### EXERCISE OBJECTIVE
Write the data out again, character for character, with no images.
• • • •
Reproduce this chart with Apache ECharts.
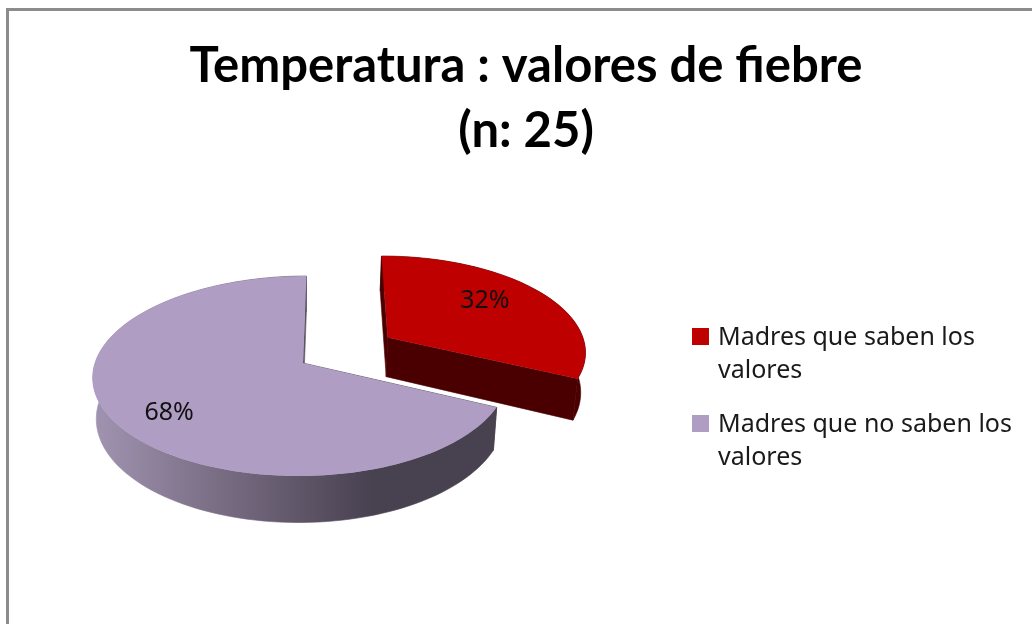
<!DOCTYPE html>
<html>
<head>
<meta charset="utf-8">
<style>
    html, body { margin: 0; padding: 0; background: #fff; overflow: hidden; }
    #chart { width: 1032px; height: 624px; }
</style>
<script src="https://cdn.jsdelivr.net/npm/echarts@6/dist/echarts.min.js"></script>
</head>
<body>
<div id="chart"></div>
<script>
// datos
var categories = ['Madres que saben los valores', 'Madres que no saben los valores'];
var percents = [32, 68];
var legendLines = ['Madres que saben los\nvalores', 'Madres que no saben los\nvalores'];
var titleLines = ['Temperatura : valores de fiebre', '(n: 25)'];

// colores de cada porcion
var topColors = ['#bf0000', '#af9dc3'];
var wallColors = [
    '#4a0000',
    {
        type: 'linear', x: 93, y: 0, x2: 372, y2: 0, global: true,
        colorStops: [
            { offset: 0, color: '#a094b2' },
            { offset: 0.5, color: '#75697f' },
            { offset: 1, color: '#484150' }
        ]
    }
];
var explode = [0.5, 0];

// proyeccion en perspectiva del disco
var pie = { x: 303, y: 363, rx: 208, ry: 98.3, k: 0.13, depth: 40.5, shrink: 0.983, skew: 0.04, narrow: 0.01 };
var labelFrac = 0.73, labelTurn = -6, labelNudge = [-6, 3];

var total = percents.reduce(function (a, b) { return a + b; }, 0);

function project(gx, gy, lower) {
    var s = 1 / (1 - pie.k * gy);
    var dy = pie.ry * gy * s;
    var dx = (pie.rx * gx * s - pie.skew * dy) * (1 - pie.narrow * (gx + 1));
    if (lower) {
        return [pie.x + dx * pie.shrink, pie.y + dy + pie.depth * s];
    }
    return [pie.x + dx, pie.y + dy];
}

// punto del circulo en el plano; theta en grados desde arriba, sentido horario
function ground(theta, r, off) {
    var a = theta * Math.PI / 180;
    return [off[0] + r * Math.sin(a), off[1] - r * Math.cos(a)];
}

function arc(from, to, off, lower) {
    var pts = [];
    var n = Math.ceil(Math.abs(to - from) / 2);
    for (var i = 0; i <= n; i++) {
        var g = ground(from + (to - from) * i / n, 1, off);
        pts.push(project(g[0], g[1], lower));
    }
    return pts;
}

function sliceRenderer(idx) {
    return function (params, api) {
        var start = 0;
        for (var i = 0; i < idx; i++) start += percents[i] / total * 360;
        var value = api.value(0);
        var end = start + value / total * 360;
        var mid = (start + end) / 2;
        var off = ground(mid, explode[idx], [0, 0]);

        var apexTop = project(off[0], off[1], false);
        var apexLow = project(off[0], off[1], true);
        var topArc = arc(start, end, off, false);
        var lowArc = arc(start, end, off, true);

        var wallStyle = { fill: wallColors[idx], stroke: wallColors[idx], lineWidth: 0.6 };
        var children = [
            // cara de corte inicial
            { type: 'polygon', shape: { points: [apexTop, topArc[0], lowArc[0], apexLow] }, style: wallStyle },
            // cara de corte final
            { type: 'polygon', shape: { points: [apexTop, topArc[topArc.length - 1], lowArc[lowArc.length - 1], apexLow] }, style: wallStyle },
            // pared exterior
            { type: 'polygon', shape: { points: topArc.concat(lowArc.slice().reverse()) }, style: wallStyle },
            // cara superior
            { type: 'polygon', shape: { points: [apexTop].concat(topArc) }, style: { fill: topColors[idx] } }
        ];

        var lg = ground(mid + labelTurn, labelFrac, off);
        var lp = project(lg[0], lg[1], false);
        children.push({
            type: 'text',
            x: lp[0] + labelNudge[0],
            y: lp[1] + labelNudge[1],
            style: {
                text: value + '%',
                fill: '#111',
                font: '25px "Noto Sans"',
                textAlign: 'center',
                textVerticalAlign: 'middle'
            }
        });
        return { type: 'group', children: children };
    };
}

var seriesList = categories.map(function (name, i) {
    return {
        name: name,
        type: 'custom',
        coordinateSystem: 'none',
        silent: true,
        z: i === 0 ? 3 : 2,
        itemStyle: { color: topColors[i] },
        data: [percents[i]],
        renderItem: sliceRenderer(i)
    };
});

var option = {
    animation: false,
    backgroundColor: '#fff',
    title: {
        text: titleLines.join('\n'),
        left: 526,
        top: 34,
        padding: 0,
        textAlign: 'center',
        textStyle: {
            fontFamily: 'Lato',
            fontWeight: 'bold',
            fontSize: 49,
            lineHeight: 65,
            color: '#000'
        }
    },
    legend: {
        orient: 'vertical',
        left: 692,
        top: 321,
        padding: 0,
        itemGap: 21,
        itemWidth: 21,
        itemHeight: 66,
        selectedMode: false,
        // cuadro arriba, alineado con la primera linea del texto
        icon: 'path://M21 0H21.01V0.01H21ZM0 7H17V24H0ZM21 66H21.01V66.01H21Z',
        data: categories,
        formatter: function (name) {
            return legendLines[categories.indexOf(name)];
        },
        textStyle: { fontFamily: 'Noto Sans', fontSize: 25, lineHeight: 33, color: '#1a1a1a' }
    },
    graphic: [{
        type: 'rect',
        silent: true,
        shape: { x: 7.5, y: 9.5, width: 2000, height: 2000 },
        style: { fill: 'none', stroke: '#8c8c8c', lineWidth: 3 }
    }],
    series: seriesList
};

var myChart = echarts.init(document.getElementById('chart'));
myChart.setOption(option);
</script>
</body>
</html>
• • • •
### COMPLETE RESPONSE
Reproduce this chart with Apache ECharts.
<!DOCTYPE html>
<html>
<head>
<meta charset="utf-8">
<style>
    html, body { margin: 0; padding: 0; background: #fff; overflow: hidden; }
    #chart { width: 1032px; height: 624px; }
</style>
<script src="https://cdn.jsdelivr.net/npm/echarts@6/dist/echarts.min.js"></script>
</head>
<body>
<div id="chart"></div>
<script>
// datos
var categories = ['Madres que saben los valores', 'Madres que no saben los valores'];
var percents = [32, 68];
var legendLines = ['Madres que saben los\nvalores', 'Madres que no saben los\nvalores'];
var titleLines = ['Temperatura : valores de fiebre', '(n: 25)'];

// colores de cada porcion
var topColors = ['#bf0000', '#af9dc3'];
var wallColors = [
    '#4a0000',
    {
        type: 'linear', x: 93, y: 0, x2: 372, y2: 0, global: true,
        colorStops: [
            { offset: 0, color: '#a094b2' },
            { offset: 0.5, color: '#75697f' },
            { offset: 1, color: '#484150' }
        ]
    }
];
var explode = [0.5, 0];

// proyeccion en perspectiva del disco
var pie = { x: 303, y: 363, rx: 208, ry: 98.3, k: 0.13, depth: 40.5, shrink: 0.983, skew: 0.04, narrow: 0.01 };
var labelFrac = 0.73, labelTurn = -6, labelNudge = [-6, 3];

var total = percents.reduce(function (a, b) { return a + b; }, 0);

function project(gx, gy, lower) {
    var s = 1 / (1 - pie.k * gy);
    var dy = pie.ry * gy * s;
    var dx = (pie.rx * gx * s - pie.skew * dy) * (1 - pie.narrow * (gx + 1));
    if (lower) {
        return [pie.x + dx * pie.shrink, pie.y + dy + pie.depth * s];
    }
    return [pie.x + dx, pie.y + dy];
}

// punto del circulo en el plano; theta en grados desde arriba, sentido horario
function ground(theta, r, off) {
    var a = theta * Math.PI / 180;
    return [off[0] + r * Math.sin(a), off[1] - r * Math.cos(a)];
}

function arc(from, to, off, lower) {
    var pts = [];
    var n = Math.ceil(Math.abs(to - from) / 2);
    for (var i = 0; i <= n; i++) {
        var g = ground(from + (to - from) * i / n, 1, off);
        pts.push(project(g[0], g[1], lower));
    }
    return pts;
}

function sliceRenderer(idx) {
    return function (params, api) {
        var start = 0;
        for (var i = 0; i < idx; i++) start += percents[i] / total * 360;
        var value = api.value(0);
        var end = start + value / total * 360;
        var mid = (start + end) / 2;
        var off = ground(mid, explode[idx], [0, 0]);

        var apexTop = project(off[0], off[1], false);
        var apexLow = project(off[0], off[1], true);
        var topArc = arc(start, end, off, false);
        var lowArc = arc(start, end, off, true);

        var wallStyle = { fill: wallColors[idx], stroke: wallColors[idx], lineWidth: 0.6 };
        var children = [
            // cara de corte inicial
            { type: 'polygon', shape: { points: [apexTop, topArc[0], lowArc[0], apexLow] }, style: wallStyle },
            // cara de corte final
            { type: 'polygon', shape: { points: [apexTop, topArc[topArc.length - 1], lowArc[lowArc.length - 1], apexLow] }, style: wallStyle },
            // pared exterior
            { type: 'polygon', shape: { points: topArc.concat(lowArc.slice().reverse()) }, style: wallStyle },
            // cara superior
            { type: 'polygon', shape: { points: [apexTop].concat(topArc) }, style: { fill: topColors[idx] } }
        ];

        var lg = ground(mid + labelTurn, labelFrac, off);
        var lp = project(lg[0], lg[1], false);
        children.push({
            type: 'text',
            x: lp[0] + labelNudge[0],
            y: lp[1] + labelNudge[1],
            style: {
                text: value + '%',
                fill: '#111',
                font: '25px "Noto Sans"',
                textAlign: 'center',
                textVerticalAlign: 'middle'
            }
        });
        return { type: 'group', children: children };
    };
}

var seriesList = categories.map(function (name, i) {
    return {
        name: name,
        type: 'custom',
        coordinateSystem: 'none',
        silent: true,
        z: i === 0 ? 3 : 2,
        itemStyle: { color: topColors[i] },
        data: [percents[i]],
        renderItem: sliceRenderer(i)
    };
});

var option = {
    animation: false,
    backgroundColor: '#fff',
    title: {
        text: titleLines.join('\n'),
        left: 526,
        top: 34,
        padding: 0,
        textAlign: 'center',
        textStyle: {
            fontFamily: 'Lato',
            fontWeight: 'bold',
            fontSize: 49,
            lineHeight: 65,
            color: '#000'
        }
    },
    legend: {
        orient: 'vertical',
        left: 692,
        top: 321,
        padding: 0,
        itemGap: 21,
        itemWidth: 21,
        itemHeight: 66,
        selectedMode: false,
        // cuadro arriba, alineado con la primera linea del texto
        icon: 'path://M21 0H21.01V0.01H21ZM0 7H17V24H0ZM21 66H21.01V66.01H21Z',
        data: categories,
        formatter: function (name) {
            return legendLines[categories.indexOf(name)];
        },
        textStyle: { fontFamily: 'Noto Sans', fontSize: 25, lineHeight: 33, color: '#1a1a1a' }
    },
    graphic: [{
        type: 'rect',
        silent: true,
        shape: { x: 7.5, y: 9.5, width: 2000, height: 2000 },
        style: { fill: 'none', stroke: '#8c8c8c', lineWidth: 3 }
    }],
    series: seriesList
};

var myChart = echarts.init(document.getElementById('chart'));
myChart.setOption(option);
</script>
</body>
</html>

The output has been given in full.